Legal proof of ownership is almost impossible to come by in the West Bank, where 70 percent of land is unregistered and ancestral property is inherited by dozens of heirs. Israeli settlements have thrived on this legal ambiguity.
“The best way to protect Palestinian land is to create title deeds and we have created hundreds of parcels of title deed land that are now owned by Palestinians. But it was a laborious, arduous, exhausting process throughout which the bureaucracy of the Palestinian Authority — not Israel — has been the greatest obstacle,” Sabawi said.
It took Tabo’s team of lawyers and engineers four years to register 100 hectares of Palestinian land. In each case, the process started from scratch. It involved negotiating with multiple heirs claiming ownership of a plot of land, agreeing on the borders of that plot, getting an official map of the land approved by a local council and then applying for a title deed to legalize ownership of it.
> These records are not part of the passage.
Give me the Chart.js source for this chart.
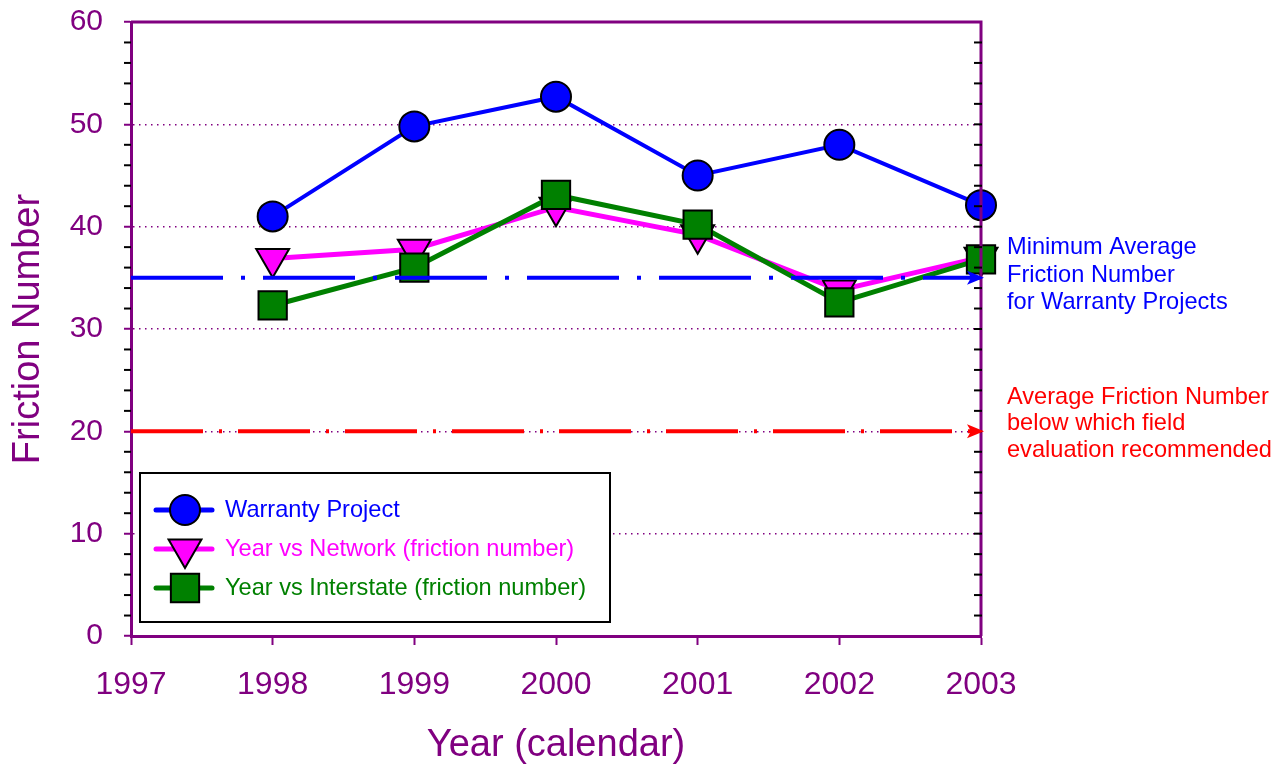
<!DOCTYPE html>
<html>
<head>
<meta charset="utf-8">
<script src="https://cdn.jsdelivr.net/npm/chart.js@4"></script>
<style>
  body { margin: 0; background: #fff; }
  canvas { display: block; }
</style>
</head>
<body>
<canvas id="myChart" width="1282" height="765"></canvas>
<script>
  'use strict'

  // Data
  const years = [1998, 1999, 2000, 2001, 2002, 2003];
  const warranty = [41.0, 49.8, 52.7, 45.0, 48.0, 42.1];
  const network = [36.9, 37.8, 41.9, 39.2, 33.8, 37.0];
  const interstate = [32.3, 36.0, 43.1, 40.2, 32.6, 36.8];
  const refYears = [1997, 2003];
  const minWarranty = [35, 35];
  const fieldEval = [20, 20];
  const xTicks = [1997, 1998, 1999, 2000, 2001, 2002, 2003];

  const purple = '#800080';
  const font = 'Liberation Sans, Arial, sans-serif';
  const noteFont = '23.6px ' + font;

  const pts = (xs, ys) => xs.map((x, i) => ({ x: x, y: ys[i] }));

  // arrows, frame, minor ticks, legend box and side notes
  const extras = {
    id: 'extras',
    afterDatasetsDraw(chart) {
      const c = chart.ctx;
      const a = chart.chartArea;
      const ys = chart.scales.y;

      // frame top and right
      c.save();
      c.strokeStyle = purple;
      c.lineWidth = 3;
      c.beginPath();
      c.moveTo(a.left, a.top);
      c.lineTo(a.right, a.top);
      c.lineTo(a.right, a.bottom);
      c.stroke();

      // minor ticks
      c.strokeStyle = '#000';
      c.lineWidth = 2;
      for (let v = 0; v <= 60; v += 2) {
        const py = ys.getPixelForValue(v);
        if (v % 10 !== 0) {
          c.beginPath();
          c.moveTo(a.left - 7, py);
          c.lineTo(a.left, py);
          c.stroke();
        }
        if (v > 0 && v < 60) {
          c.beginPath();
          c.moveTo(a.right - 7, py);
          c.lineTo(a.right + 1, py);
          c.stroke();
        }
      }

      // arrow heads on reference lines
      chart.data.datasets.forEach((ds, i) => {
        if (!ds.arrow) return;
        const meta = chart.getDatasetMeta(i);
        const p = meta.data[meta.data.length - 1];
        c.fillStyle = ds.borderColor;
        c.beginPath();
        c.moveTo(p.x + 3, p.y);
        c.lineTo(p.x - 14, p.y - 7);
        c.lineTo(p.x - 10, p.y);
        c.lineTo(p.x - 14, p.y + 7);
        c.closePath();
        c.fill();
      });

      // side notes
      c.font = noteFont;
      c.textBaseline = 'middle';
      c.textAlign = 'left';
      const tx = a.right + 26;
      const y35 = ys.getPixelForValue(35);
      c.fillStyle = '#0000ff';
      ['Minimum Average', 'Friction Number', 'for Warranty Projects'].forEach((t, i) => {
        c.fillText(t, tx, y35 - 30 + i * 27.5);
      });
      const y20 = ys.getPixelForValue(20);
      c.fillStyle = '#ff0000';
      ['Average Friction Number', 'below which field', 'evaluation recommended'].forEach((t, i) => {
        c.fillText(t, tx, y20 - 34 + i * 26.5);
      });

      // legend box
      const bx = a.left + 9, bw = 470, bh = 149, by = a.bottom - 14 - bh;
      c.fillStyle = '#fff';
      c.fillRect(bx, by, bw, bh);
      c.strokeStyle = '#000';
      c.lineWidth = 2;
      c.strokeRect(bx, by, bw, bh);
      chart.data.datasets.forEach((ds) => {
        if (ds.arrow) return;
        const ly = by + 37 + ds.legendRow * 39;
        c.strokeStyle = ds.borderColor;
        c.lineWidth = 5;
        c.lineCap = 'round';
        c.beginPath();
        c.moveTo(bx + 16, ly);
        c.lineTo(bx + 72, ly);
        c.stroke();
        c.lineCap = 'butt';
        c.fillStyle = ds.pointBackgroundColor;
        c.strokeStyle = '#000';
        c.lineWidth = 2;
        Chart.helpers.drawPoint(c, {
          pointStyle: ds.pointStyle,
          rotation: ds.pointRotation || 0,
          radius: ds.pointRadius,
          borderWidth: 2
        }, bx + 45, ly);
        c.fillStyle = ds.borderColor;
        c.font = noteFont;
        c.fillText(ds.label, bx + 85, ly);
      });
      c.restore();
    }
  };

  const ctx = document.getElementById('myChart');

  // eslint-disable-next-line no-unused-vars
  const myChart = new Chart(ctx, {
    type: 'line',
    data: {
      datasets: [{
        label: 'Minimum Average Friction Number',
        data: pts(refYears, minWarranty),
        borderColor: '#0000ff',
        borderWidth: 4,
        borderDash: [92, 18, 4, 18],
        pointRadius: 0,
        arrow: true,
        order: 0
      }, {
        label: 'Average Friction Number below which field evaluation recommended',
        data: pts(refYears, fieldEval),
        borderColor: '#ff0000',
        borderWidth: 4,
        borderDash: [72, 16, 3, 16],
        pointRadius: 0,
        arrow: true,
        order: 0
      }, {
        label: 'Warranty Project',
        data: pts(years, warranty),
        borderColor: '#0000ff',
        borderWidth: 4,
        pointStyle: 'circle',
        pointRadius: 15,
        pointBackgroundColor: '#0000ff',
        pointBorderColor: '#000',
        pointBorderWidth: 2,
        legendRow: 0,
        order: 1
      }, {
        label: 'Year vs Network (friction number)',
        data: pts(years, network),
        borderColor: '#ff00ff',
        borderWidth: 5,
        pointStyle: 'triangle',
        pointRotation: 180,
        pointRadius: 19,
        pointBackgroundColor: '#ff00ff',
        pointBorderColor: '#000',
        pointBorderWidth: 2,
        legendRow: 1,
        order: 3
      }, {
        label: 'Year vs Interstate (friction number)',
        data: pts(years, interstate),
        borderColor: '#008000',
        borderWidth: 5,
        pointStyle: 'rect',
        pointRadius: 20,
        pointBackgroundColor: '#008000',
        pointBorderColor: '#000',
        pointBorderWidth: 2,
        legendRow: 2,
        order: 2
      }]
    },
    options: {
      responsive: false,
      animation: false,
      lineTension: 0,
      clip: false,
      layout: {
        padding: { top: 22, right: 301, left: 0, bottom: 0 }
      },
      scales: {
        x: {
          type: 'linear',
          min: 1997,
          max: 2003,
          afterFit: (scale) => { scale.height = 129; },
          afterBuildTicks: (scale) => { scale.ticks = xTicks.map(v => ({ value: v })); },
          ticks: {
            color: purple,
            font: { family: font, size: 32 },
            padding: 21,
            maxRotation: 0,
            callback: (v) => String(v)
          },
          grid: {
            drawOnChartArea: false,
            drawTicks: true,
            tickLength: 9,
            tickColor: purple,
            tickWidth: 2
          },
          border: { color: purple, width: 3 },
          title: {
            display: true,
            text: 'Year (calendar)',
            color: purple,
            font: { family: font, size: 38, lineHeight: 1 },
            padding: { top: 0, bottom: 0 }
          }
        },
        y: {
          min: 0,
          max: 60,
          afterFit: (scale) => {
            scale.width = 131;
            scale.paddingTop = 0;
            scale.paddingBottom = 0;
          },
          ticks: {
            stepSize: 10,
            color: purple,
            font: { family: font, size: 30 },
            padding: 21
          },
          grid: {
            color: (c) => (c.tick.value === 0 || c.tick.value === 60) ? 'rgba(0,0,0,0)' : purple,
            lineWidth: 1.5,
            drawTicks: true,
            tickLength: 7,
            tickColor: purple,
            tickWidth: 2,
            tickBorderDash: []
          },
          border: { color: purple, width: 3, dash: [1.5, 4.5] },
          title: {
            display: true,
            text: 'Friction Number',
            color: purple,
            font: { family: font, size: 38 },
            padding: { top: 6, bottom: 0 }
          }
        }
      },
      plugins: {
        legend: { display: false },
        tooltip: { enabled: false }
      }
    },
    plugins: [extras]
  })
</script>
</body>
</html>
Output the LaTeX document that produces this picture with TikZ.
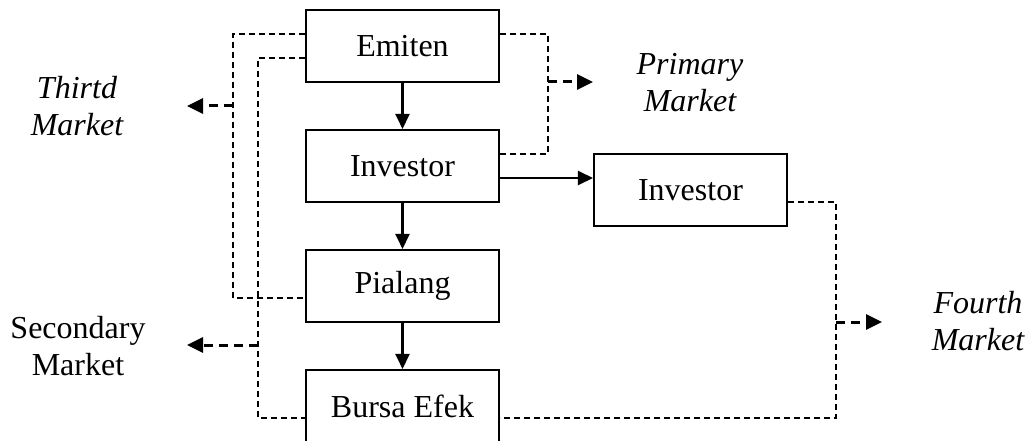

The Tabo Web site now invites prospective buyers in the West Bank, Jerusalem and the far-flung diaspora on a virtual tour of every plot of registered land with a 180-degree view from the site, its height from sea level and slope gradient. Plots are sold for between US$13,000 and US$80,000 and can be paid off over three years.
The new high-rise development at Rawabi is Tabo’s closest counterpart in the affordable Palestinian housing market. The urban project benefited from major international support — primarily from US Agency for International Development (USAID) and Qatar — and Israeli cooperation.
Bashar al-Masry, the Palestinian businessman behind the private venture, was allowed exceptional privileges. The bureaucratic challenges Sabawi and others Palestinians face were pushed aside and title deeds for Rawabi land were granted in one bundle. Locals who owned land in three villages on the proposed site and refused to sell were forced to accept the market rate by the Palestinian Authority. A row about preferential treatment to well-connected individuals has ensued.
In Farkha, where 90 plots of land have been sold through Tabo, the local council is cautiously supportive of the initiative.
“The newcomers will probably help our economy and it’s better that the land is not in the hands of settlers. But Sabawi is not buying our land because he likes our blue eyes. He’s got a good business going,” said Hassan Abdullah Hajaj, a council leader for 16 years.
Most villagers sold their land to Tabo for US$5,000 or less out of economic necessity, he added.
Unlike Hajaj or Sabawi, the Dabbaghs still cherish an optimistic ideal of Palestine. Ali is an eye surgeon specializing in diabetes and plans to open a clinic in Farkha. The couple has hired an architect to design their home, even though they are yet to receive permission from the Israeli authorities to live in the West Bank. Last time Ali flew in to Tel Aviv he was refused entry, despite his British passport.
“At least 10 of our friends and relatives have bought land through Tabo after we told them about it. Some don’t even plan to live there — they feel they are protecting the land just by owning it,” Sana said.
“For me it was just something I took for granted. I knew I was going to end up in Palestine. If God forbid I don’t get to, at least now I know my children can,” Ali added.